BISMARCK – A meeting between Xcel Energy officials and North Dakota utility regulators here Tuesday shed light on a major point of contention sure to arise again as the company seeks approval of a sweeping proposal that would boost rates for its electricity customers.

Xcel’s proposed settlement agreement filed last month with the Public Service Commission would increase electricity rates by 5 percent each year in 2013, 2014 and 2015, and hold rates flat in 2016.

If the new agreement is approved, Xcel’s residential customers in North Dakota will receive an average refund of $21 for 2013 because the proposed 5 percent rate for 2013 is lower than the 8 percent interim rate they’ve been paying since February.

Since last February, the commission has been considering a separate rate increase of 9.25 percent proposed by Xcel for 2013. The new agreement between Xcel and PSC advocacy staff would replace that earlier proposal.

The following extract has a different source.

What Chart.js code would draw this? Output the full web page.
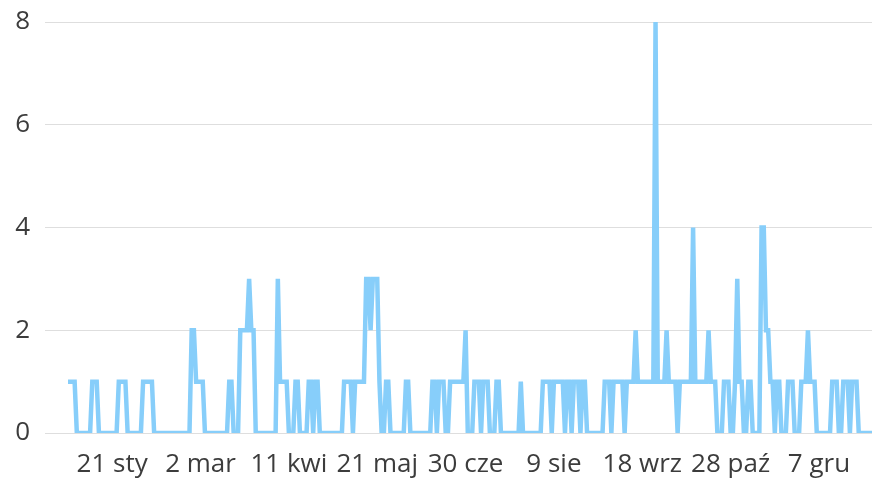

One part of the agreement that emerged during Tuesday’s informal PSC hearing as a major sticking point would allow Xcel to keep using its current methodology of spreading out production and transmission costs among states where it does business.

For years, North Dakota regulators have grumbled that Minneapolis-based Xcel is subjecting its North Dakota customers to Minnesota’s energy policies and regulations – and higher costs.

The commission has been mulling a change in the methodology – the so-called “demand allocator” – that’s been used by Xcel for the past 20 years because it would save the company’s North Dakota customers $20 million a year. Xcel would likely appeal such a change to the state Supreme Court.

To head off such a change, Xcel is proposing a study to compare different methodologies and report the findings to the commission by July 1. The information would be used in the company’s next electric rate application, which couldn’t happen until 2017.

A formal hearing on the agreement is scheduled for Jan. 23.